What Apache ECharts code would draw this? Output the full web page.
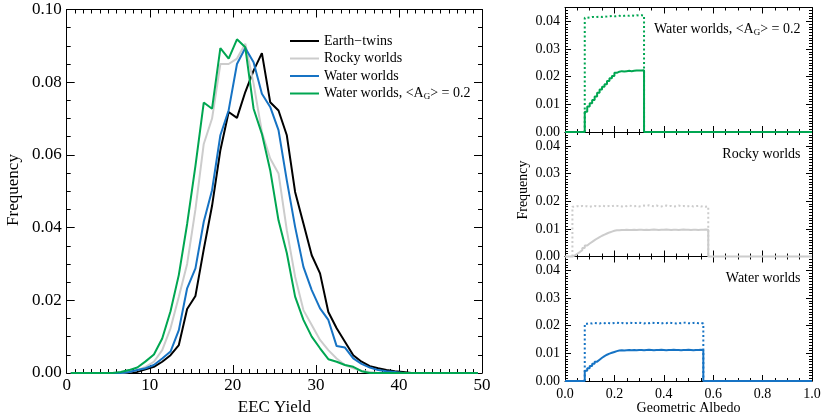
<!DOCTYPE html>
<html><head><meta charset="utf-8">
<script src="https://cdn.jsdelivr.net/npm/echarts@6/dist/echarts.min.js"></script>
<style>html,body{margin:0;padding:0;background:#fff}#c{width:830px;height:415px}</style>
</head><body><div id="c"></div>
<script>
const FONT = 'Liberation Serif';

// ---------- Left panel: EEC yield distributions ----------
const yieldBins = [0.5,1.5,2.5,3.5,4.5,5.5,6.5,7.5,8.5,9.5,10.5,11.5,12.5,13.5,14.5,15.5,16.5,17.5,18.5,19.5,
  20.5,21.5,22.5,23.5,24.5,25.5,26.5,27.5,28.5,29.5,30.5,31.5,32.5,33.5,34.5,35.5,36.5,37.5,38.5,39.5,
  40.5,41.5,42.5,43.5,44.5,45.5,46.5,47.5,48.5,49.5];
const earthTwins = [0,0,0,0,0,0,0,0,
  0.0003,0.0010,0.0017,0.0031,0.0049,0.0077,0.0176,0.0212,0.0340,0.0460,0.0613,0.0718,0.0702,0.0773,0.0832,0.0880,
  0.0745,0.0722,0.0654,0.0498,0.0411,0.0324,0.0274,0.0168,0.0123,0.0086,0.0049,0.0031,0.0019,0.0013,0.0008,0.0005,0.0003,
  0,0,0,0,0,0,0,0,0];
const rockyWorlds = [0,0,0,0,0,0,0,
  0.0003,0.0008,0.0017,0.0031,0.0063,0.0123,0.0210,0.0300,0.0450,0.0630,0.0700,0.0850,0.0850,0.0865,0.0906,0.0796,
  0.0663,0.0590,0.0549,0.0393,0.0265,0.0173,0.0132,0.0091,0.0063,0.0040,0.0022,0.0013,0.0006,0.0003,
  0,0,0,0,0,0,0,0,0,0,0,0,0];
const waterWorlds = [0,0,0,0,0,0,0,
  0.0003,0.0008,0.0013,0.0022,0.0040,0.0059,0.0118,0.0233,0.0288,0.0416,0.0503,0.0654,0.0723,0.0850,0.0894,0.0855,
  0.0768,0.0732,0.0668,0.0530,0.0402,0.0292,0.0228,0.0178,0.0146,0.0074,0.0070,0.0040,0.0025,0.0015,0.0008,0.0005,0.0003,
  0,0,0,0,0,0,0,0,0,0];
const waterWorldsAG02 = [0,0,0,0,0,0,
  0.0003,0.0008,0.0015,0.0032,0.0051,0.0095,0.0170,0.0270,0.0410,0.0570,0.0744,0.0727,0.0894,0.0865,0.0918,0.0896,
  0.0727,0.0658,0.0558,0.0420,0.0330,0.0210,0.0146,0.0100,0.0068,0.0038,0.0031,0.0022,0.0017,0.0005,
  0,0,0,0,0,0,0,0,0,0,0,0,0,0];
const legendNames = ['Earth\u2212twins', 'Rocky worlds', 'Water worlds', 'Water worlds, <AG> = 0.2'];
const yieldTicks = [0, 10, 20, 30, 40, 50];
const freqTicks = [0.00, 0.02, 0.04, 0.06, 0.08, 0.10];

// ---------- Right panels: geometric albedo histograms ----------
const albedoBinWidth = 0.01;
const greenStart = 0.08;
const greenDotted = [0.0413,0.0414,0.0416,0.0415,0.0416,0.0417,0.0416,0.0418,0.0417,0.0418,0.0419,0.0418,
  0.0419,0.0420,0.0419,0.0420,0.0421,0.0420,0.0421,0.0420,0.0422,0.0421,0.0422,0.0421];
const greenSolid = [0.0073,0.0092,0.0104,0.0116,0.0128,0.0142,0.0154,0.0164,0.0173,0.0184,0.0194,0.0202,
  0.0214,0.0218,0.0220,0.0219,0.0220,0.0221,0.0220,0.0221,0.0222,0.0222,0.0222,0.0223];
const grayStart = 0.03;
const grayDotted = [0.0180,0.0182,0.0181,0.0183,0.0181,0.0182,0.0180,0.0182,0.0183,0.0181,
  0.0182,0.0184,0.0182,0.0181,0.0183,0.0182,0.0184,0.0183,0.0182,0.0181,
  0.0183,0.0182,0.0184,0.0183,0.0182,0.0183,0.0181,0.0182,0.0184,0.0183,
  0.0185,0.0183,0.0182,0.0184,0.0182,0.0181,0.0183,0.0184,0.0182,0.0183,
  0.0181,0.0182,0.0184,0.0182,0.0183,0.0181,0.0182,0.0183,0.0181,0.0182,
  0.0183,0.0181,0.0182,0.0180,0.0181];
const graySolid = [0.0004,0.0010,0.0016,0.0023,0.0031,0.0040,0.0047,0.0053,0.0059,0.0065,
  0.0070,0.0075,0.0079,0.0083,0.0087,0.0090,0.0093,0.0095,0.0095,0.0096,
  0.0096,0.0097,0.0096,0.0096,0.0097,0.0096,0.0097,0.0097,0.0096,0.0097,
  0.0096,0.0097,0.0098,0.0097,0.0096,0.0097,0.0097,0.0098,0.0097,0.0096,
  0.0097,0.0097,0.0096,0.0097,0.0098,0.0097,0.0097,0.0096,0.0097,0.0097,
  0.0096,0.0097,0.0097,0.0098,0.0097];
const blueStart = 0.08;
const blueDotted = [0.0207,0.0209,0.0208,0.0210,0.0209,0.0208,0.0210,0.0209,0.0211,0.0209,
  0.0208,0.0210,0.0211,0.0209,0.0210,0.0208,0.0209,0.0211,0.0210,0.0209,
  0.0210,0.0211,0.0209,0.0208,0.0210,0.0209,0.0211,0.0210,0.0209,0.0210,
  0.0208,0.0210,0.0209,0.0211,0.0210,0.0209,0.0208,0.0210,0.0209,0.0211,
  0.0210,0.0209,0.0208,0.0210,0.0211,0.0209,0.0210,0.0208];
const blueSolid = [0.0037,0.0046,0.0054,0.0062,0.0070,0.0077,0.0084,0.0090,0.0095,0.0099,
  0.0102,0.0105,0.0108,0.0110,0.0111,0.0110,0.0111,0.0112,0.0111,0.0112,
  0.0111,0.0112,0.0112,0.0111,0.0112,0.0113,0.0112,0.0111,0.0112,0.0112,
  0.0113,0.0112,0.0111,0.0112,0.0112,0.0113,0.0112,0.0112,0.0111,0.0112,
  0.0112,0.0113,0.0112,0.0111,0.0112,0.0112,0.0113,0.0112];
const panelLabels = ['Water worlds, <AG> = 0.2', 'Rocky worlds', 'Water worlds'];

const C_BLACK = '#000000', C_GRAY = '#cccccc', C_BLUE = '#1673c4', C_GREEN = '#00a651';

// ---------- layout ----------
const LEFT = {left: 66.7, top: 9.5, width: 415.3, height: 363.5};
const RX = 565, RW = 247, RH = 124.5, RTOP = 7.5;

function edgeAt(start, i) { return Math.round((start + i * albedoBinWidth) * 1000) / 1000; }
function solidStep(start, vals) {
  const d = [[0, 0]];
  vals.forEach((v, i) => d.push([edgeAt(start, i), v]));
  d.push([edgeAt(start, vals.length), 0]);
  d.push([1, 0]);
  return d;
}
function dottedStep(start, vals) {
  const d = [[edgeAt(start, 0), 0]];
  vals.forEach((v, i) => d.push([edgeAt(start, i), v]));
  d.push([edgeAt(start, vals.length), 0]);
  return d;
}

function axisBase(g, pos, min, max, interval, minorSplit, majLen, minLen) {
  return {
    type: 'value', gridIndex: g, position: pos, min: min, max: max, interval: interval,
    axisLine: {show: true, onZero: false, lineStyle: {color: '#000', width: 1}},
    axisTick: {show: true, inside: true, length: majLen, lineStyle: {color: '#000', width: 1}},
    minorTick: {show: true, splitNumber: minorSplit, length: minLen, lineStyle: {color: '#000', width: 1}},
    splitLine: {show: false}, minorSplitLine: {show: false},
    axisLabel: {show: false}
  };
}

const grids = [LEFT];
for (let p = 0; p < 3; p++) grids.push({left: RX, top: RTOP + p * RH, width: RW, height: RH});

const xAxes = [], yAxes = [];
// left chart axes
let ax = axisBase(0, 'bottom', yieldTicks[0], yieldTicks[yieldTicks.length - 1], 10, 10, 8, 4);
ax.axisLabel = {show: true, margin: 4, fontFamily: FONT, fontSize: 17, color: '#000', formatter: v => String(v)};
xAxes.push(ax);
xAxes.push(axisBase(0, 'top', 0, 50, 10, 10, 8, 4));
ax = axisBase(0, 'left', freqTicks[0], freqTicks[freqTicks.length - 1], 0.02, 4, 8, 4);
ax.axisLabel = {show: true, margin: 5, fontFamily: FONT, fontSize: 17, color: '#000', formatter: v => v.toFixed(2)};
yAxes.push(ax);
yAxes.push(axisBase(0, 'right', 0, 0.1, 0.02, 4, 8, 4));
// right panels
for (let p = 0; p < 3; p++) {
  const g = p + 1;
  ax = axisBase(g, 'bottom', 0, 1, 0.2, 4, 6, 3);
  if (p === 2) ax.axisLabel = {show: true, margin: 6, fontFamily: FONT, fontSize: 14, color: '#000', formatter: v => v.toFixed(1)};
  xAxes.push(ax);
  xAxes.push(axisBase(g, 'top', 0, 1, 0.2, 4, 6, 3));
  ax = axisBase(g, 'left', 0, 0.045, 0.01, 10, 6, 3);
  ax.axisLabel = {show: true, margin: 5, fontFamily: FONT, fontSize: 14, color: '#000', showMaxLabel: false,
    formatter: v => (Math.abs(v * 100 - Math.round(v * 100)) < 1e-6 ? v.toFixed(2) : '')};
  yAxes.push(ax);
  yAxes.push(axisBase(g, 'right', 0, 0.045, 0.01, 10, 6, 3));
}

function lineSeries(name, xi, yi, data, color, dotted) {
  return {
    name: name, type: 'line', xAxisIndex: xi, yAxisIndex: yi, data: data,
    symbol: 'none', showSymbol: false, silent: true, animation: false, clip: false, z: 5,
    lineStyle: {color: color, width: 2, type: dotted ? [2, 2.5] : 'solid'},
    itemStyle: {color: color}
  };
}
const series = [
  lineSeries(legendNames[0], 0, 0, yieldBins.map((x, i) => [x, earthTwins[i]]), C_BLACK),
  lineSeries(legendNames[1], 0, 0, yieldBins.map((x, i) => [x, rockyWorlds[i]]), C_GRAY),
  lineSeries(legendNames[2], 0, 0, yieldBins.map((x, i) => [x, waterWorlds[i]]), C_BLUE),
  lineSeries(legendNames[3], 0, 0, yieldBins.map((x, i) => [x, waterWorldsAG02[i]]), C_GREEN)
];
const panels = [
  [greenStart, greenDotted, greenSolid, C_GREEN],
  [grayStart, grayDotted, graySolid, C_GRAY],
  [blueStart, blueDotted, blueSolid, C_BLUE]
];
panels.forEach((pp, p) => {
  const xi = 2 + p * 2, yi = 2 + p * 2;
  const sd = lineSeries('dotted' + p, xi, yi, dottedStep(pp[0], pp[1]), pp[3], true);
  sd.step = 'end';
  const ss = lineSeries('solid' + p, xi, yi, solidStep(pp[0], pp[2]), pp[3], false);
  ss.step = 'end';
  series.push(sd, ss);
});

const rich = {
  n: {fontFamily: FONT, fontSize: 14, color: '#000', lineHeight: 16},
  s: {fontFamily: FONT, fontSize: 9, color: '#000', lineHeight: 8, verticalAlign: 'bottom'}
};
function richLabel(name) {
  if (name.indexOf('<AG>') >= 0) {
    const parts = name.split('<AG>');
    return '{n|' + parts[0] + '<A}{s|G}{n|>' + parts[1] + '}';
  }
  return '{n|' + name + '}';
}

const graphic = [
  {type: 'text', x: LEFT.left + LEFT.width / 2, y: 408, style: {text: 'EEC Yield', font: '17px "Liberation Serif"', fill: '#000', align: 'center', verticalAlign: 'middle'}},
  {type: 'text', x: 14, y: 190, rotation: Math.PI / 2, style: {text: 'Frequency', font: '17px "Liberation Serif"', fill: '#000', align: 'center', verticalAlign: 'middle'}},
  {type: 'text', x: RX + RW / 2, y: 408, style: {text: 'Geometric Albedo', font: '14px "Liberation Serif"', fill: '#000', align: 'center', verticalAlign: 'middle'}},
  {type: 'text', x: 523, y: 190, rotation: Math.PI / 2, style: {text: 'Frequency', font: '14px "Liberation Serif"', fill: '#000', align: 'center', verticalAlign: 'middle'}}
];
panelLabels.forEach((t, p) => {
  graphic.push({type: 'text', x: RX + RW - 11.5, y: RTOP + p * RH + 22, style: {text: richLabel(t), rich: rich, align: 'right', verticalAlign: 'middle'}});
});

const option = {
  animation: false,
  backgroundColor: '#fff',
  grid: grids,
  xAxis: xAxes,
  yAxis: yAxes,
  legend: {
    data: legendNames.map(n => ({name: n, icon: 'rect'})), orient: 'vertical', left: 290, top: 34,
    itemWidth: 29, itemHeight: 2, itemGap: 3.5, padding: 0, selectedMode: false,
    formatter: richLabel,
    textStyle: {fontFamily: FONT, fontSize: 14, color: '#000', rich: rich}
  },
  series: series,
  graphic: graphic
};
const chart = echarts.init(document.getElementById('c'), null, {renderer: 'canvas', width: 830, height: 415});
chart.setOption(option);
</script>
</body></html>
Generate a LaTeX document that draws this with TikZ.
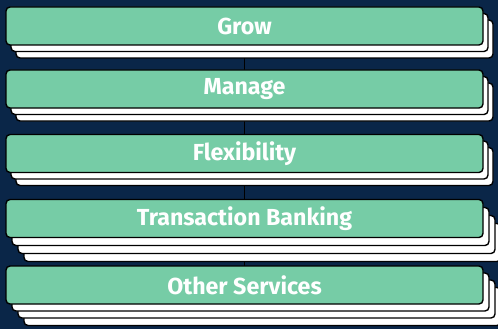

___

* _WRITTEN INSTRUCTION_
Copy nothing but the lines from the top of the data down to the line containing "const FONT = 'Liberation Serif';", and leave the pictures out.

* _FULL RESPONSE_
What Apache ECharts code would draw this? Output the full web page.
<!DOCTYPE html>
<html><head><meta charset="utf-8">
<script src="https://cdn.jsdelivr.net/npm/echarts@6/dist/echarts.min.js"></script>
<style>html,body{margin:0;padding:0;background:#fff}#c{width:830px;height:415px}</style>
</head><body><div id="c"></div>
<script>
const FONT = 'Liberation Serif';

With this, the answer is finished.